- Buried in a spending bill, Congress slipped through a clause that could erase 95% of the hemp-derived market. Advocates warn it’s just the beginning — and cannabis may be next.
- A hidden provision in the Senate’s November package rewrites the 2018 Farm Bill, threatens billions in legal commerce, and signals a coming consolidation of the entire plant industry.
They didn’t announce it. They didn’t debate it. They didn’t step into the light and defend it.
Instead, Congress did what lawmakers do when they hope no one is paying attention:
They buried the blade in the fine print.
Hidden deep inside the Senate’s November spending package was a clause so small it almost escaped notice. A technical adjustment, they called it. A regulatory clarification.
But in reality, it was a guillotine — and with one quiet vote, Washington let it fall squarely on the neck of the hemp industry.
Undoing the 2018 Farm Bill in One Stroke
In plain terms: Congress just gutted the core of the 2018 Farm Bill.
The redefinition of hemp effectively shuts down the entire ecosystem of Delta-8, THCA flower, THC beverages, and a wide family of hemp-derived innovations that built a $28B national market.
No hearings.
No transparency.
Just a clause slipped through the machinery of government.

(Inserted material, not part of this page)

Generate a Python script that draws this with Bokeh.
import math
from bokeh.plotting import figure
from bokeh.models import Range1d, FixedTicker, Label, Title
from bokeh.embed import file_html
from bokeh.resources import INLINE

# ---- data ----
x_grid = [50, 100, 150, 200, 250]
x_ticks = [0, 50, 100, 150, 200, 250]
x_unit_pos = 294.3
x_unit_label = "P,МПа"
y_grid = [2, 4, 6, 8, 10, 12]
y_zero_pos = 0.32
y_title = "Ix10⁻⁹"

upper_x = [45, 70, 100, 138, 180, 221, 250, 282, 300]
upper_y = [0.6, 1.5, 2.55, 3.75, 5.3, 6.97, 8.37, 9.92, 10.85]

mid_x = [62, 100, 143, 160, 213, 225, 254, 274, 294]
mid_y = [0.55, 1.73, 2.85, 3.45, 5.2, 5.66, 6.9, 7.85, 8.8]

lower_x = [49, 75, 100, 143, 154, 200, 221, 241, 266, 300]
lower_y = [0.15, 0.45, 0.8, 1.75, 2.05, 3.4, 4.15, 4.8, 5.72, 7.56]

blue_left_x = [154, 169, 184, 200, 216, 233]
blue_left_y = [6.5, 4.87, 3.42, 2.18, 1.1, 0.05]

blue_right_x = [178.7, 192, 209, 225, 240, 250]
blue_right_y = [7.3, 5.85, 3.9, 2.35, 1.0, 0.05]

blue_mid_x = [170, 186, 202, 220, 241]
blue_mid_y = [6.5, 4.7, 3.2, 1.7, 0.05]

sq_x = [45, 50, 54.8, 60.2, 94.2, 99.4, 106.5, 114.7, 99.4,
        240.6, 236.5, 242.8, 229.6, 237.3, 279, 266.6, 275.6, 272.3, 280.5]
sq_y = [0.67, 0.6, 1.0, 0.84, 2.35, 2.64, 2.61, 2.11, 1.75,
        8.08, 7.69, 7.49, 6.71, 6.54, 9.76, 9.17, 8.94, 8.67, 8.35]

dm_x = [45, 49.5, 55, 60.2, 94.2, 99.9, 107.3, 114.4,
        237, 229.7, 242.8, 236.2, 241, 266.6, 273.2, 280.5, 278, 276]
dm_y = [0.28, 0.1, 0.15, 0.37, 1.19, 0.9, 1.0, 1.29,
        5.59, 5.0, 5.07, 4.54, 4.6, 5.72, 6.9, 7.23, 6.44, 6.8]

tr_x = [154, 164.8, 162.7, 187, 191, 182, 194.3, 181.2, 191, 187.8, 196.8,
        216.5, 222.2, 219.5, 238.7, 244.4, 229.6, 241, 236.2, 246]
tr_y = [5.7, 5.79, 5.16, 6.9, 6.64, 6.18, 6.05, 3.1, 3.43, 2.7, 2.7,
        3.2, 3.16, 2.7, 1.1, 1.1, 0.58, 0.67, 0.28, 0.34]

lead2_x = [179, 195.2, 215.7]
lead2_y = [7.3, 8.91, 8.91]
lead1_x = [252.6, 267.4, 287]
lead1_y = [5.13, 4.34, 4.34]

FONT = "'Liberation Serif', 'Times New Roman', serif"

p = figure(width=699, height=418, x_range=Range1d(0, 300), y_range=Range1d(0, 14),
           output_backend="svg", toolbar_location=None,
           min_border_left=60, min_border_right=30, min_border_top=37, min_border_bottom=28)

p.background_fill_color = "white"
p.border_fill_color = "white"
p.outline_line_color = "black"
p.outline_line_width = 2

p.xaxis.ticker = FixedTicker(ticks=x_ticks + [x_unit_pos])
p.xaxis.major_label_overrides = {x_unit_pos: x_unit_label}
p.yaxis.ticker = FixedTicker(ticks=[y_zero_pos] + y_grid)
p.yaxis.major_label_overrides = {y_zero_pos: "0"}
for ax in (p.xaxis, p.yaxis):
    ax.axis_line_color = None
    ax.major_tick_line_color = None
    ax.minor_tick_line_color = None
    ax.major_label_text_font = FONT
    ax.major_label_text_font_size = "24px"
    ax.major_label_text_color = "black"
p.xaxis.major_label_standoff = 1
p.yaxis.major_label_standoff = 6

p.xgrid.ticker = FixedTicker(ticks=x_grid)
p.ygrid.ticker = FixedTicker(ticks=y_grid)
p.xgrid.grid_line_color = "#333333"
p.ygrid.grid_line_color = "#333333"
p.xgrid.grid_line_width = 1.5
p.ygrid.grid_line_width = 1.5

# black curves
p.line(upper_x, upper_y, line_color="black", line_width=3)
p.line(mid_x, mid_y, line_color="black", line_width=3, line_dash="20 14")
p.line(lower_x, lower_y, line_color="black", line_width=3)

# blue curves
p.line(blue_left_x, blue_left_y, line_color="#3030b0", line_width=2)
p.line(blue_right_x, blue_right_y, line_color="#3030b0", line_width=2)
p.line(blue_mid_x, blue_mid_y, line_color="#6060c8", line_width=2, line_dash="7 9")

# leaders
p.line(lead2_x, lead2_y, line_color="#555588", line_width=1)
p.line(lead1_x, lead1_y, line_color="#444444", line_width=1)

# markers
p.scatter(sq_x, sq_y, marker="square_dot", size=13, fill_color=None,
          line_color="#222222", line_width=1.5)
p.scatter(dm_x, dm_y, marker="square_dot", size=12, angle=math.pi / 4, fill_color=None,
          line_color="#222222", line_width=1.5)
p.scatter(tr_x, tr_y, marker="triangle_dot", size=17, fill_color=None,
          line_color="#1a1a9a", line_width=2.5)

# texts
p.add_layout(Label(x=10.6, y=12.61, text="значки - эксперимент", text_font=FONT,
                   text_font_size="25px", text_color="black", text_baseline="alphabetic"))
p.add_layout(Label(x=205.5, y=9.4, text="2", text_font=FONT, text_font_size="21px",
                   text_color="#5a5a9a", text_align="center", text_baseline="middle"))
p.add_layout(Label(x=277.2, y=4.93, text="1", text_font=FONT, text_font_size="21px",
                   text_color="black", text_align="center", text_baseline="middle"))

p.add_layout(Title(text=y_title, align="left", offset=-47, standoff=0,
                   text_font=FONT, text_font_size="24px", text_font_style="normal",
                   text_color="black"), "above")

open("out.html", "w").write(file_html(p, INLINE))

What was sold as “public safety” is, in reality, a surgical dismantling of the small farmers, processors, extractors, and rural operators who embraced hemp as an economic lifeline.
A billion-dollar industry—much of it built by independent innovators—now hangs suspended in legal limbo.
On the Ground, the Fallout Is Immediate
Outside the Capitol, the impact is brutal:
- Shelves wiped clean.
- Farmers stuck with biomass worth pennies.
- Processors unable to sell what was legal yesterday.
- Rural communities bracing for another economic free fall.
Lobbyists call it “clarity.”
Corporations call it “order.”
But ask anyone in the hemp trenches, and you’ll hear the truth:
This is consolidation masquerading as reform.
When you sterilize the market, eliminate competition, and choke off small operators, you don’t restore safety — you create a vacuum.
And we all know who rushes in to fill that vacuum.
A Test Run for What’s Coming Next
What should terrify everyone paying attention is this:
If they can dismantle hemp in a single paragraph, cannabis is next.
This wasn’t an accident.
It was a rehearsal.
A dry run to see:
- how quickly regulators could seize control,
- how quietly they could restructure a billion-dollar sector,
- and how easily they could weaponize “safety” to erase independence.
They don’t fear cannabinoids.
They fear the freedom cannabinoids give people.
The idea that regular citizens could build a thriving industry without permission.
Culture vs. Control
@The.OldManoftheMountain put it bluntly:
“It starts with safety and ends with ownership.”
Once they dictate who may grow it, process it, test it, insure it, ship it, and invest in it — the culture is dead.
Not the plant, not the science — but the soul.
Replaced by a boardroom product polished clean of the grit, innovation, and rebellion that pushed hemp into the mainstream in the first place.
And Yet, the Plant Endures
But here’s the part that the suits always forget:
The plant is older than every law written about it.
Hemp has survived bans, wars, prohibition, extraction, and industrial sabotage. It outlived the empires that tried to control it.
And it will outlive this.
Under the canopy where the real growers work — not the labs, not the lobbyists, but the farmers and craft makers — nothing is dead.
It’s only quiet.
Watching.
Waiting.
The Thompson in me says:
grab a pen, a torch, and a few sharp-eyed friends.
Keep your receipts.
Watch every House vote.
And when they try to bury this plant again, make sure they learn the same lesson history keeps teaching:
You can cut the harvest.
You can burn the field.
But you cannot kill the root.
If they come for hemp today, cannabis is tomorrow’s feast.
And if they burn the fields, we’ll grow again in the ashes.
The mountain always remembers who tried to bury it.